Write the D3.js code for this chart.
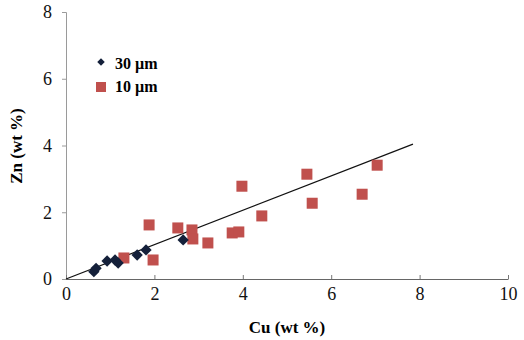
<!DOCTYPE html>
<html>
<head>
<meta charset="utf-8">
<script src="https://cdn.jsdelivr.net/npm/d3@7"></script>
<style>
	body { margin: 0; background: #fff; }
	text { font-family: "Liberation Serif", "Times New Roman", serif; }
</style>
</head>
<body>
<svg id="chart" width="524" height="340"></svg>
<script>
// data
const cu30 = [0.63, 0.68, 0.93, 1.11, 1.18, 1.61, 1.81, 2.65];
const zn30 = [0.22, 0.32, 0.54, 0.57, 0.48, 0.72, 0.87, 1.17];
const cu10 = [1.31, 1.88, 1.97, 2.53, 2.85, 2.87, 3.21, 3.76, 3.91, 3.98, 4.43, 5.45, 5.57, 6.70, 7.04];
const zn10 = [0.63, 1.62, 0.57, 1.53, 1.47, 1.20, 1.08, 1.38, 1.41, 2.78, 1.89, 3.14, 2.27, 2.54, 3.41];
const trend = [[0, 0], [7.85, 4.04]];
const xTicks = [0, 2, 4, 6, 8, 10];
const yTicks = [0, 2, 4, 6, 8];
const seriesNames = ["30 µm", "10 µm"];

const svg = d3.select("#chart");

const x = d3.scaleLinear().domain([0, 10]).range([66, 508]);
const y = d3.scaleLinear().domain([0, 8]).range([279, 12]);

// y axis
const yAxis = svg.append("g")
	.attr("transform", "translate(66,0)")
	.call(d3.axisLeft(y).tickValues(yTicks).tickSize(4).tickPadding(10));
yAxis.select(".domain").attr("stroke", "#9a9a9a");
yAxis.selectAll(".tick line").attr("stroke", "#9a9a9a");
yAxis.selectAll("text").attr("font-size", 18).attr("fill", "#111")
	.style("font-family", "Liberation Serif");

// x axis, ticks point up
const xAxis = svg.append("g")
	.attr("transform", "translate(0,279)")
	.call(d3.axisBottom(x).tickValues(xTicks).tickSizeInner(-4).tickSizeOuter(0).tickPadding(8));
xAxis.select(".domain").attr("stroke", "#666");
xAxis.selectAll(".tick line").attr("stroke", "#777");
xAxis.selectAll("text").attr("font-size", 18).attr("fill", "#111")
	.style("font-family", "Liberation Serif");

// axis titles
svg.append("text")
	.attr("x", 287).attr("y", 333)
	.attr("text-anchor", "middle")
	.attr("font-size", 17).attr("font-weight", "bold")
	.text("Cu (wt %)");

svg.append("text")
	.attr("transform", "translate(22,146) rotate(-90)")
	.attr("text-anchor", "middle")
	.attr("font-size", 17).attr("font-weight", "bold")
	.text("Zn (wt %)");

// trend line
svg.append("line")
	.attr("x1", x(trend[0][0])).attr("y1", y(trend[0][1]))
	.attr("x2", x(trend[1][0])).attr("y2", y(trend[1][1]))
	.attr("stroke", "#111").attr("stroke-width", 1.2);

// 10 um squares
const sq = 11;
svg.selectAll("rect.p10")
	.data(cu10.map((d, i) => [d, zn10[i]]))
	.enter()
	.append("rect")
	.attr("class", "p10")
	.attr("x", d => x(d[0]) - sq / 2)
	.attr("y", d => y(d[1]) - sq / 2)
	.attr("width", sq).attr("height", sq)
	.attr("fill", "#c0504d");

// 30 um diamonds
const diamond = d3.symbol().type(d3.symbolSquare).size(64);
svg.selectAll("path.p30")
	.data(cu30.map((d, i) => [d, zn30[i]]))
	.enter()
	.append("path")
	.attr("class", "p30")
	.attr("d", diamond)
	.attr("transform", d => "translate(" + x(d[0]) + "," + y(d[1]) + ") rotate(45)")
	.attr("fill", "#14203a");

// legend
const leg = svg.append("g");
leg.append("path")
	.attr("d", d3.symbol().type(d3.symbolSquare).size(28))
	.attr("transform", "translate(101,62) rotate(45)")
	.attr("fill", "#14203a");
leg.append("rect")
	.attr("x", 96).attr("y", 82).attr("width", 10).attr("height", 10)
	.attr("fill", "#c0504d");
leg.selectAll("text")
	.data(seriesNames)
	.enter()
	.append("text")
	.attr("x", 115)
	.attr("y", (d, i) => 69 + i * 23)
	.attr("font-size", 16).attr("font-weight", "bold")
	.text(d => d);
</script>
</body>
</html>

┄┄┄┄┄┄┄┄┄┄

▸ Your instructions
Quote the data above in full and without alteration; skip the pictures.

▸ Worked solution
Write the D3.js code for this chart.
<!DOCTYPE html>
<html>
<head>
<meta charset="utf-8">
<script src="https://cdn.jsdelivr.net/npm/d3@7"></script>
<style>
	body { margin: 0; background: #fff; }
	text { font-family: "Liberation Serif", "Times New Roman", serif; }
</style>
</head>
<body>
<svg id="chart" width="524" height="340"></svg>
<script>
// data
const cu30 = [0.63, 0.68, 0.93, 1.11, 1.18, 1.61, 1.81, 2.65];
const zn30 = [0.22, 0.32, 0.54, 0.57, 0.48, 0.72, 0.87, 1.17];
const cu10 = [1.31, 1.88, 1.97, 2.53, 2.85, 2.87, 3.21, 3.76, 3.91, 3.98, 4.43, 5.45, 5.57, 6.70, 7.04];
const zn10 = [0.63, 1.62, 0.57, 1.53, 1.47, 1.20, 1.08, 1.38, 1.41, 2.78, 1.89, 3.14, 2.27, 2.54, 3.41];
const trend = [[0, 0], [7.85, 4.04]];
const xTicks = [0, 2, 4, 6, 8, 10];
const yTicks = [0, 2, 4, 6, 8];
const seriesNames = ["30 µm", "10 µm"];

const svg = d3.select("#chart");

const x = d3.scaleLinear().domain([0, 10]).range([66, 508]);
const y = d3.scaleLinear().domain([0, 8]).range([279, 12]);

// y axis
const yAxis = svg.append("g")
	.attr("transform", "translate(66,0)")
	.call(d3.axisLeft(y).tickValues(yTicks).tickSize(4).tickPadding(10));
yAxis.select(".domain").attr("stroke", "#9a9a9a");
yAxis.selectAll(".tick line").attr("stroke", "#9a9a9a");
yAxis.selectAll("text").attr("font-size", 18).attr("fill", "#111")
	.style("font-family", "Liberation Serif");

// x axis, ticks point up
const xAxis = svg.append("g")
	.attr("transform", "translate(0,279)")
	.call(d3.axisBottom(x).tickValues(xTicks).tickSizeInner(-4).tickSizeOuter(0).tickPadding(8));
xAxis.select(".domain").attr("stroke", "#666");
xAxis.selectAll(".tick line").attr("stroke", "#777");
xAxis.selectAll("text").attr("font-size", 18).attr("fill", "#111")
	.style("font-family", "Liberation Serif");

// axis titles
svg.append("text")
	.attr("x", 287).attr("y", 333)
	.attr("text-anchor", "middle")
	.attr("font-size", 17).attr("font-weight", "bold")
	.text("Cu (wt %)");

svg.append("text")
	.attr("transform", "translate(22,146) rotate(-90)")
	.attr("text-anchor", "middle")
	.attr("font-size", 17).attr("font-weight", "bold")
	.text("Zn (wt %)");

// trend line
svg.append("line")
	.attr("x1", x(trend[0][0])).attr("y1", y(trend[0][1]))
	.attr("x2", x(trend[1][0])).attr("y2", y(trend[1][1]))
	.attr("stroke", "#111").attr("stroke-width", 1.2);

// 10 um squares
const sq = 11;
svg.selectAll("rect.p10")
	.data(cu10.map((d, i) => [d, zn10[i]]))
	.enter()
	.append("rect")
	.attr("class", "p10")
	.attr("x", d => x(d[0]) - sq / 2)
	.attr("y", d => y(d[1]) - sq / 2)
	.attr("width", sq).attr("height", sq)
	.attr("fill", "#c0504d");

// 30 um diamonds
const diamond = d3.symbol().type(d3.symbolSquare).size(64);
svg.selectAll("path.p30")
	.data(cu30.map((d, i) => [d, zn30[i]]))
	.enter()
	.append("path")
	.attr("class", "p30")
	.attr("d", diamond)
	.attr("transform", d => "translate(" + x(d[0]) + "," + y(d[1]) + ") rotate(45)")
	.attr("fill", "#14203a");

// legend
const leg = svg.append("g");
leg.append("path")
	.attr("d", d3.symbol().type(d3.symbolSquare).size(28))
	.attr("transform", "translate(101,62) rotate(45)")
	.attr("fill", "#14203a");
leg.append("rect")
	.attr("x", 96).attr("y", 82).attr("width", 10).attr("height", 10)
	.attr("fill", "#c0504d");
leg.selectAll("text")
	.data(seriesNames)
	.enter()
	.append("text")
	.attr("x", 115)
	.attr("y", (d, i) => 69 + i * 23)
	.attr("font-size", 16).attr("font-weight", "bold")
	.text(d => d);
</script>
</body>
</html>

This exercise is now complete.